[Exercise requirements]
Check each line of the material below, and copy it if it holds the string "this".

[Task data]
= = = =

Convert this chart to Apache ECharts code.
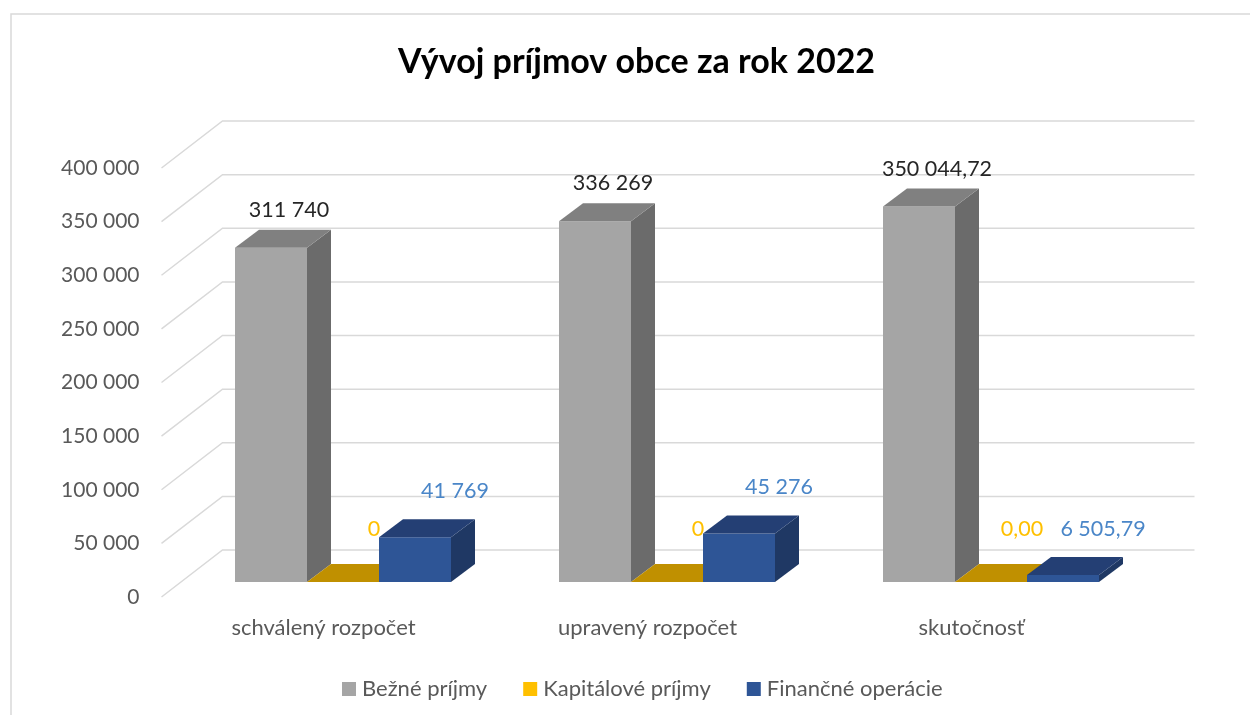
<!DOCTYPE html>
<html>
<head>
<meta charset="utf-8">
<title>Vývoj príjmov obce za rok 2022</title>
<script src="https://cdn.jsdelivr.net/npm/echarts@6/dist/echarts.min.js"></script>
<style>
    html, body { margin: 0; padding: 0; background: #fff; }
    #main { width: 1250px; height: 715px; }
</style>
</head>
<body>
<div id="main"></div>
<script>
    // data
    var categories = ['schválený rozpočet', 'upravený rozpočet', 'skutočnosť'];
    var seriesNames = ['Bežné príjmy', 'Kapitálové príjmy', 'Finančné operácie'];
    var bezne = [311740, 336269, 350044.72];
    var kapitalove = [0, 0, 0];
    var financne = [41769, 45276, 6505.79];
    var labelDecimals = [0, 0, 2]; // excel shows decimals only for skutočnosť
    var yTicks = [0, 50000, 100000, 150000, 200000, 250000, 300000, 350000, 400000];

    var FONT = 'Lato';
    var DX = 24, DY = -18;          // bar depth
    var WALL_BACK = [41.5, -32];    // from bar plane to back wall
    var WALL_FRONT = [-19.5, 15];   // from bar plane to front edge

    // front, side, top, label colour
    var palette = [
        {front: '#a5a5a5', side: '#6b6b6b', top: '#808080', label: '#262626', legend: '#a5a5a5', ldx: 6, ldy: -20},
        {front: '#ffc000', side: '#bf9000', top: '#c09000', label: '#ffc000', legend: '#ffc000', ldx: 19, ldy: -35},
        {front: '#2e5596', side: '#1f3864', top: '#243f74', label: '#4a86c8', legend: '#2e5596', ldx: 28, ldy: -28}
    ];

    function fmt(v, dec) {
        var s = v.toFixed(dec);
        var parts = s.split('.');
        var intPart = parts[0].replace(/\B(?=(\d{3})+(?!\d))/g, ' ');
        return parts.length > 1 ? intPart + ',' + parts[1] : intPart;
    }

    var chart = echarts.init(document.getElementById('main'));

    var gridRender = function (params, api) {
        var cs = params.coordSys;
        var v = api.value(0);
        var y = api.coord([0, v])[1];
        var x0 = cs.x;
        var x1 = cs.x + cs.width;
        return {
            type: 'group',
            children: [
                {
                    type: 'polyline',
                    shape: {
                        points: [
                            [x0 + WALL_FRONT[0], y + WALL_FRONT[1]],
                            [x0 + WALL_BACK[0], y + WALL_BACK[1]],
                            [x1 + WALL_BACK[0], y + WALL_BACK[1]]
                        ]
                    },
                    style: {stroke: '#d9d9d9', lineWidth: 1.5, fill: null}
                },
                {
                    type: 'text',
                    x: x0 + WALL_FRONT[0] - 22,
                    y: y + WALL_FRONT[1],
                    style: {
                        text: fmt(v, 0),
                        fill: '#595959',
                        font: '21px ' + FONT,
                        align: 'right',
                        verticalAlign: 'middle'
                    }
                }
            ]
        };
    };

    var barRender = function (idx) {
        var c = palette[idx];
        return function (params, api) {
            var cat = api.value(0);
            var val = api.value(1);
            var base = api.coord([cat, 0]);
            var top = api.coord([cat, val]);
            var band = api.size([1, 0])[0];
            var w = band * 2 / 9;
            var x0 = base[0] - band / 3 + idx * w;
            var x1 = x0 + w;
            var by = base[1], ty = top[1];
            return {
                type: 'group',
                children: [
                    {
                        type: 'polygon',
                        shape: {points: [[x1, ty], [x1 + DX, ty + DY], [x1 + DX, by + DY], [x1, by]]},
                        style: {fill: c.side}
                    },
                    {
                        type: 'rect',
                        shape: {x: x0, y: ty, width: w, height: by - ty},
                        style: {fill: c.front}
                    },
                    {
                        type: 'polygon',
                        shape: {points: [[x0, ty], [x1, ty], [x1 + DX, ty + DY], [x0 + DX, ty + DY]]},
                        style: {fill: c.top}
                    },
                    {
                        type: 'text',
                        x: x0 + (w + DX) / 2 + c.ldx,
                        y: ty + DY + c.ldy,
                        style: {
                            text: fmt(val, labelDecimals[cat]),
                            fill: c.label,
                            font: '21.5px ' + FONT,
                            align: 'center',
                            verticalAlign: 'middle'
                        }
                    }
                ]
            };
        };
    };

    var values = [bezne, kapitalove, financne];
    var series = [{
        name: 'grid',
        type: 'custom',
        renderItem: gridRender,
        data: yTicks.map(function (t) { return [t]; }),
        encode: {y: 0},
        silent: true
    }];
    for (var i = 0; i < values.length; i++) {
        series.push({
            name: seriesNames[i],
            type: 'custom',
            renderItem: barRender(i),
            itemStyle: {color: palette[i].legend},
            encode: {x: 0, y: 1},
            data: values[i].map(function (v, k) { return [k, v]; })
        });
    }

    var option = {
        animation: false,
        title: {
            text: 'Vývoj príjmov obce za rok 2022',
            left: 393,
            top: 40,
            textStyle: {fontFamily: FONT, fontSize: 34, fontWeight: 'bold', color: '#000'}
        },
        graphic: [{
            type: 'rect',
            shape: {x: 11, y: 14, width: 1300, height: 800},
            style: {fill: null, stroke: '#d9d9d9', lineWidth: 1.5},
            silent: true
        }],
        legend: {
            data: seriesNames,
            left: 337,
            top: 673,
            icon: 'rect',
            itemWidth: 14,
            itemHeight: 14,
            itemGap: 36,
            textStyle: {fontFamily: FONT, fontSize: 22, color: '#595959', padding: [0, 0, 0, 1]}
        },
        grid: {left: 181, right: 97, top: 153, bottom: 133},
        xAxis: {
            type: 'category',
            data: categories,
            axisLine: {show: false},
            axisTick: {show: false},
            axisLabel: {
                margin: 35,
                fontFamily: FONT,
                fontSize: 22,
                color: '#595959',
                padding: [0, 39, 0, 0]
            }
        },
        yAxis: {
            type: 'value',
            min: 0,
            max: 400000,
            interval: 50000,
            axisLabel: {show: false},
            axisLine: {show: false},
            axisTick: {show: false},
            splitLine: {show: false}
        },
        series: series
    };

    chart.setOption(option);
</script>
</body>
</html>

= = = =

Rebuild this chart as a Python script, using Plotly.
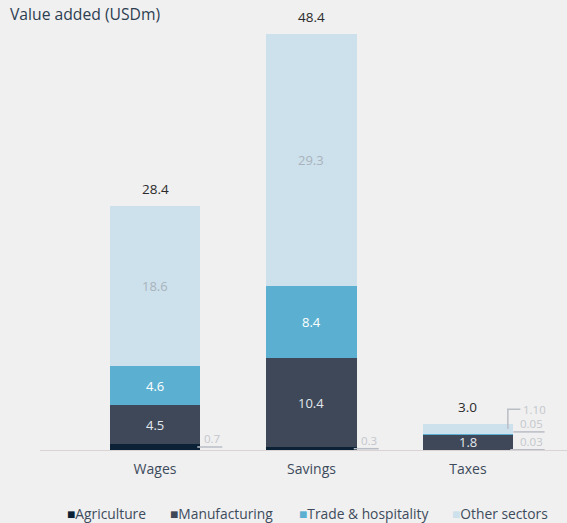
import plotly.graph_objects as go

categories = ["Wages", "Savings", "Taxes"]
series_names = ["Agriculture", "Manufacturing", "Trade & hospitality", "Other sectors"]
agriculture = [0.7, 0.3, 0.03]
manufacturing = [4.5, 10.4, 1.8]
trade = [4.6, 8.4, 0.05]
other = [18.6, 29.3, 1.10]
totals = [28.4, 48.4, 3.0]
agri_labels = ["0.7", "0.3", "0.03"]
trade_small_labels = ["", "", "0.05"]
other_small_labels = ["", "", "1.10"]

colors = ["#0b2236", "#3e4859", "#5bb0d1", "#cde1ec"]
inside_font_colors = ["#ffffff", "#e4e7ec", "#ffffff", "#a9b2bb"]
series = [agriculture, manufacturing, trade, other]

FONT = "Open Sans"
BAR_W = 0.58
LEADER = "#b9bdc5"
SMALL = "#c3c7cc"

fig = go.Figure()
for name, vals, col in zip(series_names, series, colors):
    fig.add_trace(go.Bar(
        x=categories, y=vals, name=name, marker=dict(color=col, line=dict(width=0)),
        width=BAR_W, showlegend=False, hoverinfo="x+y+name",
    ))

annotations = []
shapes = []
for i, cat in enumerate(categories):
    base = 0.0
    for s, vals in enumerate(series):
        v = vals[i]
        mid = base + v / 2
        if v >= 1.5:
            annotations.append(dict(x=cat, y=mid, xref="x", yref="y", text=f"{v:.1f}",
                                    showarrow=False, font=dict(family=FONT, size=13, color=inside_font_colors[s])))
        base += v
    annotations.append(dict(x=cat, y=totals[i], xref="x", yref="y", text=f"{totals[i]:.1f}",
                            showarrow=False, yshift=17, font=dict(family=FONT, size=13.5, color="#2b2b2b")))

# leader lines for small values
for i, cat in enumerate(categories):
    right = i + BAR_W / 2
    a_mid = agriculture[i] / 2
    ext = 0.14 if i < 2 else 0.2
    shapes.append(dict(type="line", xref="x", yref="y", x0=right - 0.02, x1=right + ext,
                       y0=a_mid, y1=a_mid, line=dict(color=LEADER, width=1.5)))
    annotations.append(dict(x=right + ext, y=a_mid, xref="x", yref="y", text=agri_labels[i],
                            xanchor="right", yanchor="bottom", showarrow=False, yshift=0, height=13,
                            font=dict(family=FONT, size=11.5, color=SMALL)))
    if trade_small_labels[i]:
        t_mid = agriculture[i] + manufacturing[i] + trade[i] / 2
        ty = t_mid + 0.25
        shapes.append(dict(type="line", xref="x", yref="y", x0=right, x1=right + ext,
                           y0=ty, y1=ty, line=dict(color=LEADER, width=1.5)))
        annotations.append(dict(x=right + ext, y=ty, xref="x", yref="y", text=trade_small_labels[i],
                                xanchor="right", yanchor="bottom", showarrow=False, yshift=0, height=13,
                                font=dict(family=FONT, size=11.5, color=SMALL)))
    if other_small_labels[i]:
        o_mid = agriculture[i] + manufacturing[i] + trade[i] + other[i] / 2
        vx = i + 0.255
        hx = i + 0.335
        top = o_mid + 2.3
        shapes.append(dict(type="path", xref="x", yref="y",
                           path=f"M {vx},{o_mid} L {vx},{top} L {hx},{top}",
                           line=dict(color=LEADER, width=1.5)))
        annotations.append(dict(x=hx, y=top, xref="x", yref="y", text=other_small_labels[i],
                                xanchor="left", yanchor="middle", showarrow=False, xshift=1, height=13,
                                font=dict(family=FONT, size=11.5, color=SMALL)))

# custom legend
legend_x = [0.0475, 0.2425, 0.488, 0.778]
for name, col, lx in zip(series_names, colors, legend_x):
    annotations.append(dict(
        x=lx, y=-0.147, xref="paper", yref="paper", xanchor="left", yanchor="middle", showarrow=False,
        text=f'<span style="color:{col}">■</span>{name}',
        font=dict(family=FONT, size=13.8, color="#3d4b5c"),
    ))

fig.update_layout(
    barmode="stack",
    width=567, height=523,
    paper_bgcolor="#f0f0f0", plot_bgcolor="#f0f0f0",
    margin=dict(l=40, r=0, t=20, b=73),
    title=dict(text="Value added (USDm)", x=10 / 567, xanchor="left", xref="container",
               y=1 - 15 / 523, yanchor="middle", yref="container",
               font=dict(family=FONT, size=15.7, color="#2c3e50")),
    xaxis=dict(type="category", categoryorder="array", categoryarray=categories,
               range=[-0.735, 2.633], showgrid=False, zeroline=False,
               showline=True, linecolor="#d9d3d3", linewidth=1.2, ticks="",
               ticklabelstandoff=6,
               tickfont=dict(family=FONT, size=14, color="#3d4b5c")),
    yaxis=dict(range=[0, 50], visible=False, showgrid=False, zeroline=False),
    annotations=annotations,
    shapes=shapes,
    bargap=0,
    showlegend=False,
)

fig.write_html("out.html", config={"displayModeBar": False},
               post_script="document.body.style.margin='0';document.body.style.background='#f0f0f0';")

= = = =

[Exercise solution]
Convert this chart to Apache ECharts code.
Rebuild this chart as a Python script, using Plotly.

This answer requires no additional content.